The bill improves preparedness, funding eligibility, and targeted protections for communities facing extreme heat and cold, but it requires new FEMA rulemaking, staff time, and spending that may slow rollouts and unevenly burden taxpayers and under-resourced communities.
Local and state governments and emergency planners will get clearer, updated FEMA guidance and standardized definitions (incident periods, 'community cooling center', 'resilience center'), making preparedness actions and grant eligibility more consistent and easier to pursue.
Communities (especially urban and rural areas) will have expanded access to hazard-mitigation funding and federal support for cooling/resilience centers and heat-focused projects, which can reduce heat-related injuries and property damage.
Households, first responders, and health systems will receive equipment, supplies, training, and improved alert language/metrics to reduce harm during extreme-heat and extreme-cold events.
Federal staff time and FEMA administrative resources will be diverted to new guidance, rulemaking, and studies, which could reduce agency capacity for active disaster operations.
Taxpayers and state/local budgets may face higher costs from expanded preparedness/mitigation programs and from recommended infrastructure upgrades to address extreme temperatures.
Requiring FEMA assistance to 'supplement not supplant' existing funds and adding new planning/application requirements may complicate local budgeting and slow rollout of programs for governments and nonprofits.
Based on analysis of 5 sections of legislative text.
Directs FEMA to study and update guidance, convene an advisory panel, and authorize eligible mitigation/preparedness projects and community cooling/resilience centers for extreme heat and cold.

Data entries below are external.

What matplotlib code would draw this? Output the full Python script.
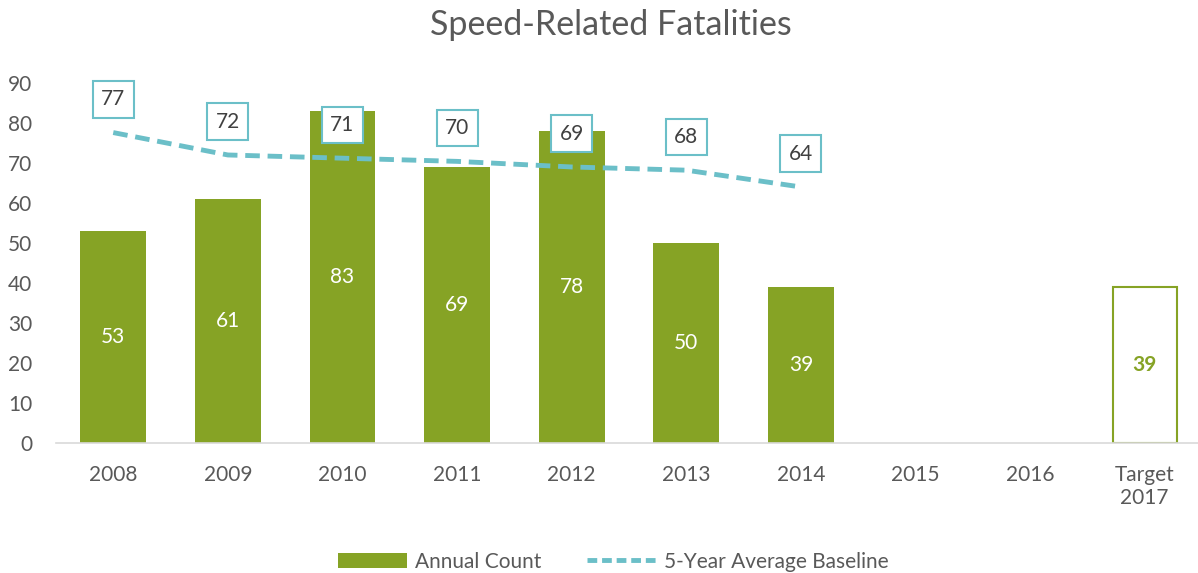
import matplotlib.pyplot as plt
from matplotlib.patches import Patch
from matplotlib.lines import Line2D

plt.rcParams['font.family'] = ['Lato', 'DejaVu Sans']

categories = ['2008', '2009', '2010', '2011', '2012', '2013', '2014', '2015', '2016', 'Target\n2017']
annual = [53, 61, 83, 69, 78, 50, 39]
target = 39
baseline = [77.6, 72.0, 71.2, 70.4, 69.0, 68.2, 64.0]
baseline_labels = ['77', '72', '71', '70', '69', '68', '64']

green = '#86A325'
teal = '#6BBFC8'
grey = '#595959'

fig = plt.figure(figsize=(11.98, 5.73), dpi=100)
ax = fig.add_axes([0.0467, 0.2269, 0.9566, 0.6283])

x = list(range(len(categories)))
bars = ax.bar(x[:len(annual)], annual, width=0.575, color=green)
for xi, v in zip(x, annual):
    ax.text(xi, v / 2, str(v), ha='center', va='center', color='white', fontsize=15)

# target bar, outlined
ax.bar(x[-1], target, width=0.56, facecolor='white', edgecolor=green, linewidth=1.5)
ax.text(x[-1], target / 2, str(target), ha='center', va='center', color=green,
        fontsize=15, fontweight='bold')

ax.plot(x[:len(baseline)], baseline, color=teal, linewidth=3.5, linestyle=(0, (3, 1.6)))
for xi, v, lab in zip(x, baseline, baseline_labels):
    ax.annotate(lab, (xi, v), xytext=(0, 24), textcoords='offset points',
                ha='center', va='center', fontsize=15, color='#404040',
                bbox=dict(boxstyle='square,pad=0.4', facecolor='white', edgecolor=teal, linewidth=1.5))

ax.set_xlim(-0.5, 9.5)
ax.set_ylim(0, 90)
ax.set_yticks(range(0, 91, 10))
ax.set_xticks(x)
ax.set_xticklabels(categories)
ax.tick_params(axis='both', length=0, labelsize=15, colors=grey)
ax.tick_params(axis='y', pad=17)
ax.tick_params(axis='x', pad=16)
for s in ['top', 'right', 'left']:
    ax.spines[s].set_visible(False)
ax.spines['bottom'].set_color('#D9D9D9')
ax.spines['bottom'].set_linewidth(1.2)

fig.suptitle('Speed-Related Fatalities', x=0.51, y=0.985, fontsize=24.5, color=grey)

handles = [Patch(facecolor=green, label='Annual Count'),
           Line2D([0], [0], color=teal, linewidth=3.5, linestyle=(0, (2, 1)), label='5-Year Average Baseline')]
fig.legend(handles=handles, loc='center', bbox_to_anchor=(0.512, 0.02), ncol=2, frameon=False,
           fontsize=15, labelcolor=grey, handlelength=3.3, columnspacing=2.2, handletextpad=0.4)

fig.savefig('out.png', dpi=100)
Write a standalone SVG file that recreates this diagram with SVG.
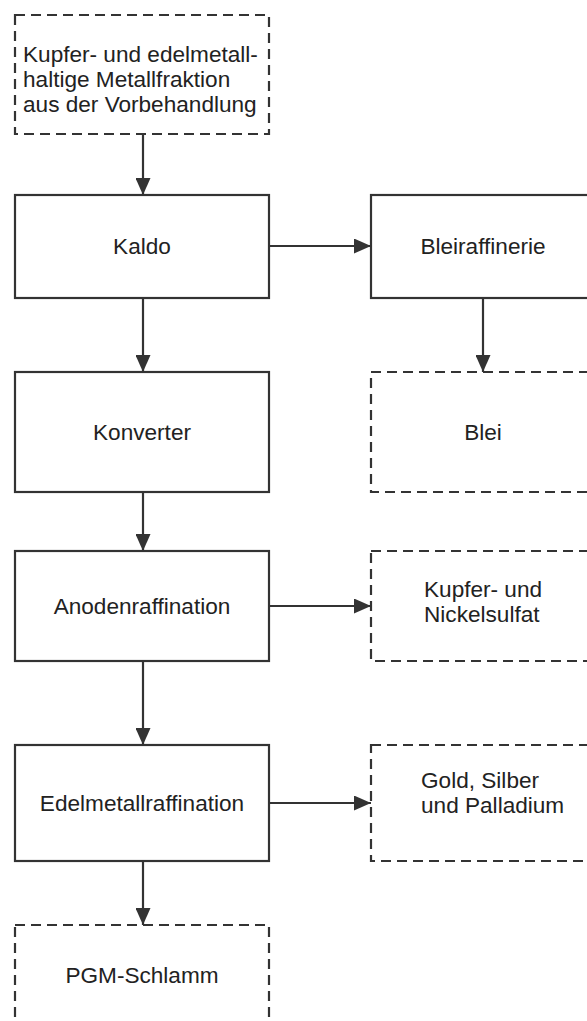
<svg xmlns="http://www.w3.org/2000/svg" width="587" height="1021" viewBox="0 0 587 1021">
  <style>
    .box { fill: #ffffff; stroke: #333333; stroke-width: 2.2; }
    .dashed { stroke-dasharray: 10 6; }
    .label { font-family: "Liberation Sans", Arial, sans-serif; font-size: 22.6px; fill: #222222; }
    .mid { text-anchor: middle; }
    .edge { stroke: #333333; stroke-width: 2.2; fill: none; marker-end: url(#arrow); }
  </style>
  <defs>
    <marker id="arrow" markerUnits="userSpaceOnUse" markerWidth="17" markerHeight="15" viewBox="0 0 17 15" refX="17" refY="7.5" orient="auto">
      <path d="M0,0 L17,7.5 L0,15 z" fill="#333333"/>
    </marker>
  </defs>
  <rect width="587" height="1021" fill="#ffffff"/>

  <!-- connectors -->
  <g id="connectors">
    <line class="edge" x1="143" y1="134" x2="143" y2="195"/>
    <line class="edge" x1="269" y1="246" x2="371" y2="246"/>
    <line class="edge" x1="483" y1="298" x2="483" y2="372"/>
    <line class="edge" x1="143" y1="298" x2="143" y2="372"/>
    <line class="edge" x1="143" y1="492" x2="143" y2="551"/>
    <line class="edge" x1="269" y1="606" x2="371" y2="606"/>
    <line class="edge" x1="143" y1="661" x2="143" y2="745"/>
    <line class="edge" x1="269" y1="803" x2="371" y2="803"/>
    <line class="edge" x1="143" y1="861" x2="143" y2="925"/>
  </g>

  <!-- input material -->
  <g id="n-input">
    <rect class="box dashed" x="15" y="15" width="254" height="119"/>
    <text class="label" x="23" y="62">Kupfer- und edelmetall-</text>
    <text class="label" x="23" y="87">haltige Metallfraktion</text>
    <text class="label" x="23" y="112">aus der Vorbehandlung</text>
  </g>

  <g id="n-kaldo">
    <rect class="box" x="15" y="195" width="254" height="103"/>
    <text class="label mid" x="142" y="254">Kaldo</text>
  </g>

  <g id="n-bleiraffinerie">
    <rect class="box" x="371" y="195" width="240" height="103"/>
    <text class="label mid" x="483" y="254">Bleiraffinerie</text>
  </g>

  <g id="n-blei">
    <rect class="box dashed" x="371" y="372" width="240" height="120"/>
    <text class="label mid" x="483" y="440">Blei</text>
  </g>

  <g id="n-konverter">
    <rect class="box" x="15" y="372" width="254" height="120"/>
    <text class="label mid" x="142" y="440">Konverter</text>
  </g>

  <g id="n-anodenraffination">
    <rect class="box" x="15" y="551" width="254" height="110"/>
    <text class="label mid" x="142" y="614">Anodenraffination</text>
  </g>

  <g id="n-sulfate">
    <rect class="box dashed" x="371" y="551" width="240" height="110"/>
    <text class="label" x="424" y="597">Kupfer- und</text>
    <text class="label" x="424" y="622">Nickelsulfat</text>
  </g>

  <g id="n-edelmetallraffination">
    <rect class="box" x="15" y="745" width="254" height="116"/>
    <text class="label mid" x="142" y="811">Edelmetallraffination</text>
  </g>

  <g id="n-edelmetalle">
    <rect class="box dashed" x="371" y="745" width="240" height="116"/>
    <text class="label" x="421" y="788">Gold, Silber</text>
    <text class="label" x="421" y="813">und Palladium</text>
  </g>

  <g id="n-pgm">
    <rect class="box dashed" x="15" y="925" width="254" height="120"/>
    <text class="label mid" x="142" y="983">PGM-Schlamm</text>
  </g>
</svg>
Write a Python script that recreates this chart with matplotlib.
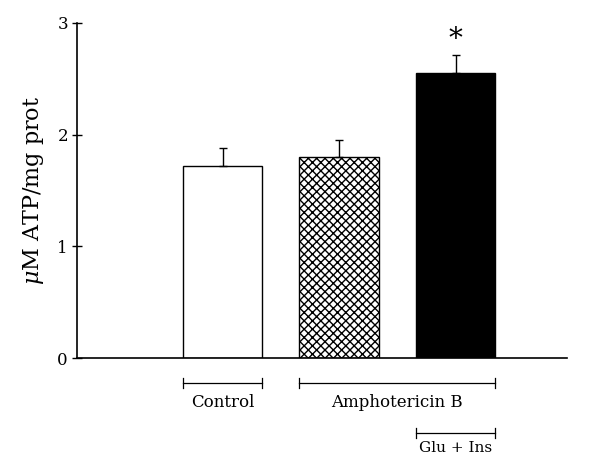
import matplotlib
matplotlib.use("Agg")
import matplotlib.pyplot as plt

plt.rcParams['font.family'] = ['DejaVu Serif']
plt.rcParams['mathtext.fontset'] = 'dejavuserif'
plt.rcParams['hatch.linewidth'] = 1.0

# values
groups = ["Control", "Amphotericin B", "Amphotericin B + Glu + Ins"]
atp_mean = [1.72, 1.80, 2.55]
atp_err = [0.16, 0.15, 0.16]
bar_faces = ["white", "white", "black"]
bar_hatches = ["", "xxxx", ""]
y_ticks = [0, 1, 2, 3]

pos = [1, 2, 3]
w = 0.68

fig = plt.figure(figsize=(5.9, 4.58), dpi=100)
ax = fig.add_axes([0.1305, 0.2183, 0.8305, 0.7315])

for p, m, e, fc, h in zip(pos, atp_mean, atp_err, bar_faces, bar_hatches):
    ax.bar(p, m, width=w, color=fc, edgecolor="black", hatch=h, linewidth=1.0, zorder=2)
    ax.errorbar(p, m, yerr=[[0], [e]], fmt="none", ecolor="black",
                elinewidth=1.0, capsize=3, capthick=1.0, zorder=3)

# significance mark
ax.text(pos[2], atp_mean[2] + atp_err[2] + 0.14, "*", ha="center", va="center", fontsize=20)

ax.set_xlim(-0.249, 3.957)
ax.set_ylim(0, 3)
ax.set_yticks(y_ticks)
ax.set_yticklabels([str(t) for t in y_ticks], fontsize=12)
ax.set_xticks([])
ax.spines['top'].set_visible(False)
ax.spines['right'].set_visible(False)
ax.spines['left'].set_linewidth(1.2)
ax.spines['bottom'].set_linewidth(1.2)
ax.tick_params(axis='y', direction='inout', length=7, width=1.0, pad=3)
ax.set_ylabel(r"$\mu$M ATP/mg prot", fontsize=16, labelpad=8)


def bracket(x0, x1, y, label, ty, fs=12):
    ax.plot([x0, x1], [y, y], color="black", lw=0.9, clip_on=False)
    for xx in (x0, x1):
        ax.plot([xx, xx], [y - 0.045, y + 0.045], color="black", lw=0.9, clip_on=False)
    ax.text((x0 + x1) / 2, ty, label, ha="center", va="center", fontsize=fs)


bracket(pos[0] - w / 2, pos[0] + w / 2, -0.225, "Control", -0.40)
bracket(pos[1] - w / 2, pos[2] + w / 2, -0.225, "Amphotericin B", -0.40)
bracket(pos[2] - w / 2, pos[2] + w / 2, -0.67, "Glu + Ins", -0.805, fs=11)

fig.savefig("out.png", dpi=100)
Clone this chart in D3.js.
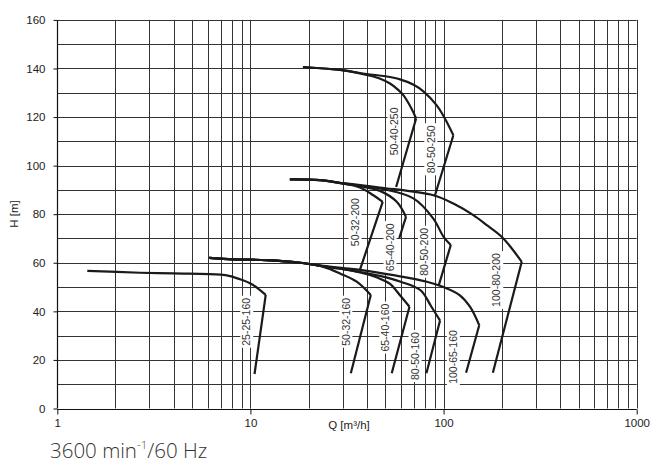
<!DOCTYPE html>
<html>
<head>
<meta charset="utf-8">
<script src="https://cdn.jsdelivr.net/npm/d3@7"></script>
<style>
  html, body { margin: 0; padding: 0; background: #fff; }
  svg { display: block; }
</style>
</head>
<body>
<svg id="chart" width="653" height="464"></svg>
<script>
// ---------- data ----------
const names = ["25-25-160","50-32-160","65-40-160","80-50-160","100-65-160",
               "50-32-200","65-40-200","80-50-200","100-80-200",
               "50-40-250","80-50-250"];

// head curves (Q in m³/h, H in m) – max impeller diameter
const curveQ = [
  [1.43, 2.68, 3.99, 7.0, 7.84, 9.0, 10.0, 11.0, 12.0],
  [6.12, 8.16, 12.1, 18.1, 23.9, 29.1, 35.5, 42.0],
  [6.12, 8.16, 12.1, 18.1, 23.9, 30.3, 36.9, 45, 52.8, 59.6, 66.6],
  [6.12, 8.16, 12.1, 18.1, 23.9, 30.3, 36.9, 46.8, 60, 76, 86.5, 95.9],
  [6.12, 8.16, 12.1, 18.1, 23.8, 36.9, 55, 81.9, 100, 121, 137, 153],
  [16.0, 22.9, 30.3, 36.9, 43.3, 48.4],
  [16.0, 22.9, 30.3, 36.9, 46.8, 57.2, 63.9],
  [16.0, 22.9, 30.3, 46.8, 69.8, 88.5, 100, 109],
  [30.3, 46.8, 88.5, 112.4, 142.6, 167.4, 200, 254],
  [18.7, 30.3, 40, 47, 52.8, 58, 61.9, 68.2, 72.1],
  [18.7, 30.3, 40, 50, 59.5, 70, 78.6, 92.2, 100.6, 112.4]
];
const curveH = [
  [56.7, 55.9, 55.6, 55.1, 54.5, 53.0, 51.5, 49.3, 46.8],
  [62.0, 61.4, 61.1, 60.0, 58.3, 55.6, 52.2, 46.7],
  [62.0, 61.4, 61.1, 60.0, 58.5, 57.4, 56.0, 54.0, 51.3, 46.5, 41.9],
  [62.0, 61.4, 61.1, 60.0, 58.5, 57.4, 56.2, 54.6, 52.2, 48.7, 41.9, 36.2],
  [62.0, 61.4, 61.1, 60.0, 58.7, 57.1, 54.9, 52.2, 50.0, 46.7, 41.9, 34.3],
  [94.3, 94.0, 92.6, 91.0, 87.8, 85.1],
  [94.3, 94.0, 92.6, 91.5, 89.6, 85.1, 78.9],
  [94.3, 94.0, 92.6, 90.6, 86.5, 78.2, 70.7, 67.3],
  [92.8, 91.0, 87.8, 84.4, 79.6, 75.5, 70.7, 60.4],
  [140.6, 139.2, 137.3, 135.8, 133.8, 131.3, 129.0, 123.5, 119.4],
  [140.6, 139.2, 137.7, 136.8, 135.5, 133.3, 130.6, 124.8, 120.0, 112.5]
];
// end of the trimmed-impeller line
const endQ = [10.5, 33.1, 53.9, 81.5, 130.8, 36.9, 59.0, 94.5, 180, 56.8, 90.3];
const endH = [14.2, 14.5, 14.5, 14.5, 14.7, 57.1, 70.2, 50.8, 14.7, 91.2, 87.8];

// label anchor (Q, H) for each pump name
const labelQ = [9.57, 31.2, 50.2, 71.2, 112.4, 34.8, 52.8, 79.6, 188.6, 55.4, 85.9];
const labelH = [35.7, 35.7, 33.3, 21.6, 21.2, 76.7, 66.4, 64.5, 52.9, 114.1, 106.7];

const xTickValues = [1, 10, 100, 1000];
const yTickValues = [0, 20, 40, 60, 80, 100, 120, 140, 160];
const xAxisTitle = "Q [m³/h]";
const yAxisTitle = "H [m]";

// ---------- layout ----------
const svg = d3.select("#chart");
const x = d3.scaleLog().domain([1, 1000]).range([57.3, 636.7]);
const y = d3.scaleLinear().domain([0, 160]).range([408.5, 19.9]);
const font = "'Liberation Sans', Arial, sans-serif";

// grid
const xGrid = [];
for (let d = 1; d < 1000; d *= 10) for (let k = 1; k <= 10; k++) xGrid.push(d * k);
const yGrid = d3.range(0, 161, 10);

const grid = svg.append("g");
grid.selectAll("line.vx").data(xGrid.filter(v => v > 1)).join("line")
  .attr("x1", d => Math.round(x(d)) + 0.5).attr("x2", d => Math.round(x(d)) + 0.5)
  .attr("y1", y(160)).attr("y2", y(0))
  .attr("stroke", "#333").attr("stroke-width", 1);
grid.selectAll("line.hy").data(yGrid.filter(v => v > 0)).join("line")
  .attr("y1", d => Math.round(y(d)) + 0.5).attr("y2", d => Math.round(y(d)) + 0.5)
  .attr("x1", x(1)).attr("x2", x(1000))
  .attr("stroke", "#333").attr("stroke-width", 1);

// axes
const xAxis = d3.axisBottom(x).tickValues(xTickValues).tickFormat(d3.format("d")).tickSize(5).tickPadding(4);
const yAxis = d3.axisLeft(y).tickValues(yTickValues).tickSize(4).tickPadding(8);
const gx = svg.append("g").attr("transform", `translate(0,${Math.round(y(0)) + 0.5})`).call(xAxis);
const gy = svg.append("g").attr("transform", `translate(${Math.round(x(1)) + 0.5},0)`).call(yAxis);
[gx, gy].forEach(g => {
  g.select(".domain").attr("stroke", "#111").attr("stroke-width", 1.2);
  g.selectAll(".tick line").attr("stroke", "#111");
  g.selectAll(".tick text").attr("font-family", font).attr("font-size", 11.5).attr("fill", "#222");
});
gx.select(".domain").attr("d", `M${x(1)},0H${x(1000)}`);
gy.select(".domain").attr("d", `M0,${y(0)}V${y(160)}`);

// axis titles
svg.append("text").attr("x", 349).attr("y", 428.5).attr("text-anchor", "middle")
  .attr("font-family", font).attr("font-size", 11.5).attr("fill", "#222").text(xAxisTitle);
svg.append("text").attr("transform", "translate(18,214) rotate(-90)").attr("text-anchor", "middle")
  .attr("font-family", font).attr("font-size", 11.5).attr("fill", "#222").text(yAxisTitle);

// labels with white boxes
const labels = svg.append("g");
names.forEach((n, i) => {
  const g = labels.append("g").attr("transform", `translate(${x(labelQ[i])},${y(labelH[i])}) rotate(-90)`);
  const t = g.append("text").attr("text-anchor", "middle").attr("dy", "0.35em")
    .attr("font-family", font).attr("font-size", 10.5).attr("fill", "#333").text(n);
  const bb = t.node().getBBox();
  g.insert("rect", "text").attr("x", bb.x - 2).attr("y", -6.5).attr("width", bb.width + 4).attr("height", 13)
    .attr("fill", "#fff");
});

// curves
const lineGen = d3.line().x(d => x(d[0])).y(d => y(d[1])).curve(d3.curveCatmullRom.alpha(0.5));
const curves = svg.append("g").attr("fill", "none").attr("stroke", "#1a1a1a").attr("stroke-width", 2.2)
  .attr("stroke-linejoin", "round").attr("stroke-linecap", "butt");
names.forEach((n, i) => {
  const pts = curveQ[i].map((q, j) => [q, curveH[i][j]]);
  curves.append("path").attr("d", lineGen(pts));
  const last = pts[pts.length - 1];
  curves.append("path").attr("d", d3.line().x(d => x(d[0])).y(d => y(d[1]))([last, [endQ[i], endH[i]]]));
});

// footer
const foot = svg.append("text").attr("x", 50).attr("y", 457.5)
  .attr("font-family", "'Open Sans', 'DejaVu Sans', sans-serif").attr("font-size", 20.5)
  .attr("font-weight", 300).attr("fill", "#333");
foot.append("tspan").text("3600 min");
foot.append("tspan").attr("font-size", 11.5).attr("dy", -8.5).text("-1");
foot.append("tspan").attr("dy", 8.5).text("/60 Hz");
</script>
</body>
</html>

Introduced May 29, 2025 by Alice Costandina Titus · Last progress May 29, 2025
Requires FEMA to study and update how it handles extreme temperature events, create new guidance, and expand what mitigation and preparedness projects can be eligible for Stafford Act assistance. It directs FEMA to convene an expert advisory panel on how incident periods are defined for disasters (including slow-onset and compound events), produce reports, and begin rulemaking; it also authorizes certain community cooling/resilience projects, stockpiling and equipment for vulnerable households and responders, and issues deadlines for guidance and a federal study on heat and cold impacts. These actions aim to clarify eligibility, improve planning and response to extreme heat and freezes, strengthen guidance across FEMA programs and national frameworks, and focus attention on impacts to disadvantaged communities, health systems, first responders, and critical infrastructure.